What Treatment Looks Like Day to Day

Most BPD treatment happens in outpatient settings: weekly therapy appointments, skills groups, and homework between sessions. For people in acute crisis, particularly those experiencing active suicidal behavior or severe self-harm, a short inpatient stay may be needed to stabilize the situation before outpatient work begins. Depression and suicidal crises account for roughly 30% of psychiatric emergency visits related to BPD.

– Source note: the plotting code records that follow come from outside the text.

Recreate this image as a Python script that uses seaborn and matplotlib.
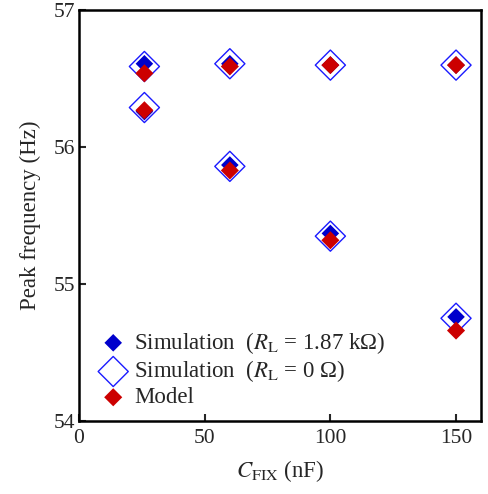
import matplotlib
matplotlib.use("Agg")
import matplotlib.pyplot as plt
import seaborn as sns
import pandas as pd

# Data
c_fix = [26, 26, 60, 60, 100, 100, 150, 150]
sim_rl187 = [56.61, 56.26, 56.61, 55.87, 56.60, 55.37, 56.60, 54.76]
sim_rl0 = [56.59, 56.29, 56.61, 55.86, 56.60, 55.35, 56.60, 54.75]
model = [56.54, 56.27, 56.59, 55.83, 56.60, 55.32, 56.60, 54.66]

x_ticks = [0, 50, 100, 150]
y_ticks = [54, 55, 56, 57]

sns.set_style("white")
plt.rcParams['font.family'] = ['Liberation Serif', 'DejaVu Serif']
plt.rcParams['mathtext.fontset'] = 'stix'

df = pd.DataFrame({"c": c_fix, "s187": sim_rl187, "s0": sim_rl0, "m": model})

fig = plt.figure(figsize=(4.88, 4.94), dpi=100)
ax = fig.add_axes([0.162, 0.148, 0.824, 0.831])

blue = '#0000cc'
open_blue = '#1a1aff'
red = '#cc0000'

sns.scatterplot(data=df, x="c", y="s0", ax=ax, marker='D', s=235,
                facecolor='none', edgecolor=open_blue, linewidth=1.0, zorder=3,
                label='Simulation  ($R_{\\mathrm{L}}$ = 0 Ω)')
sns.scatterplot(data=df, x="c", y="s187", ax=ax, marker='D', s=80,
                color=blue, edgecolor='none', linewidth=0, zorder=4,
                label='Simulation  ($R_{\\mathrm{L}}$ = 1.87 kΩ)')
sns.scatterplot(data=df, x="c", y="m", ax=ax, marker='D', s=85,
                color=red, edgecolor='none', linewidth=0, zorder=5,
                label='Model')

ax.set_xlim(0, 160)
ax.set_ylim(54, 57)
ax.set_xticks(x_ticks)
ax.set_yticks(y_ticks)
ax.tick_params(axis='both', direction='in', length=5, width=1.5,
               labelsize=15.5, top=False, right=False, bottom=True, left=True)
ax.tick_params(axis='x', pad=6)
ax.tick_params(axis='y', pad=3)
for sp in ax.spines.values():
    sp.set_linewidth(1.8)
    sp.set_color('black')

ax.set_xlabel(r'$C_{\mathrm{FIX}}$ (nF)', fontsize=16.5, labelpad=7)
ax.set_ylabel('Peak frequency (Hz)', fontsize=16.5, labelpad=9)

handles, labels = ax.get_legend_handles_labels()
order = [1, 0, 2]
ax.legend([handles[i] for i in order], [labels[i] for i in order],
          loc='lower left', bbox_to_anchor=(0.008, 0.0), frameon=False,
          fontsize=16.5, handletextpad=0.12, labelspacing=0.12, borderaxespad=0.15,
          handlelength=1.6)

fig.savefig('out.png', dpi=100)
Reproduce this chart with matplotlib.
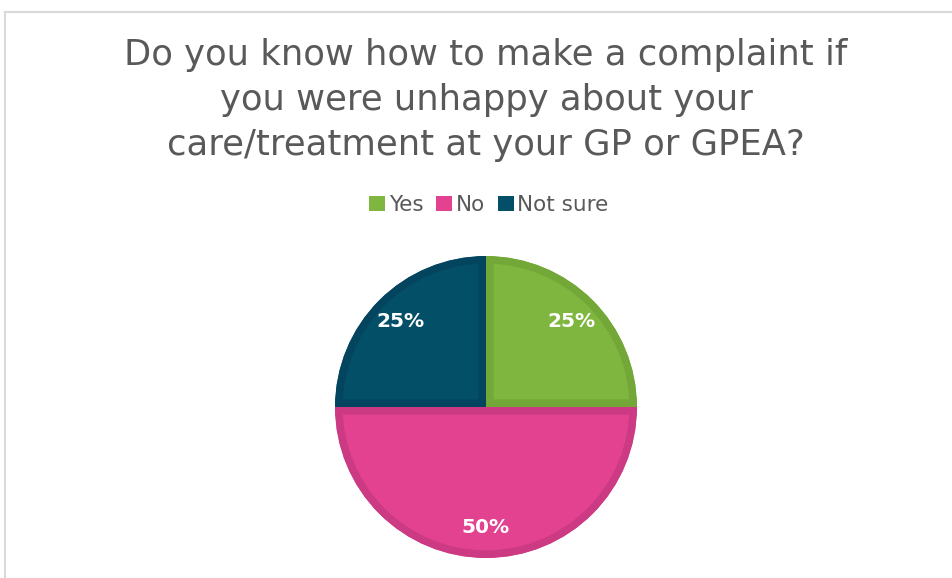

Whichever therapy you pursue, expect the early phase to be challenging. BPD treatment asks you to sit with difficult emotions, examine painful relationship patterns, and practice new responses when every instinct tells you to fall back on old ones. Dropout rates in BPD treatment are historically high, which is one reason that structured programs with clear expectations (like DBT’s emphasis on commitment or schema therapy’s combination format) tend to perform better than unstructured talk therapy.

Progress often isn’t linear. The most visible symptoms, like self-harm and emotional crises, tend to improve first. Subtler difficulties, like chronic emptiness, identity confusion, and problems maintaining close relationships, usually take longer to shift. In the 10-year longitudinal study that found 85% remission, researchers noted that social functioning often lagged behind symptom improvement. Many people stopped meeting the diagnostic criteria but still struggled with jobs, friendships, and daily structure. This is why longer-term treatment and ongoing support can make a real difference even after the most acute symptoms resolve.

How Family Support Affects Recovery

Living with someone who has BPD is difficult, and the emotional environment at home directly affects recovery. Family Connections, a 12-week program based on DBT principles, was designed specifically for the relatives and caregivers of people with BPD. It teaches family members about the disorder and gives them their own emotion regulation skills.

In a study of 149 participants across five centers, caregivers who completed the program showed significant reductions in feelings of burden and depressive symptoms, along with improved coping and emotional regulation. Nearly 90% of participants said the program helped them learn about the disorder, and about 85% said it helped them cope better. The researchers found that when caregivers improve their own emotional regulation, it lowers emotional intensity for the whole family, creating a positive feedback loop that benefits the person with BPD as well.

If you’re supporting someone with BPD, seeking out a structured family program or at minimum educating yourself about the condition isn’t just good for you. It’s part of treatment, because the relational environment is where BPD symptoms live and where recovery takes root.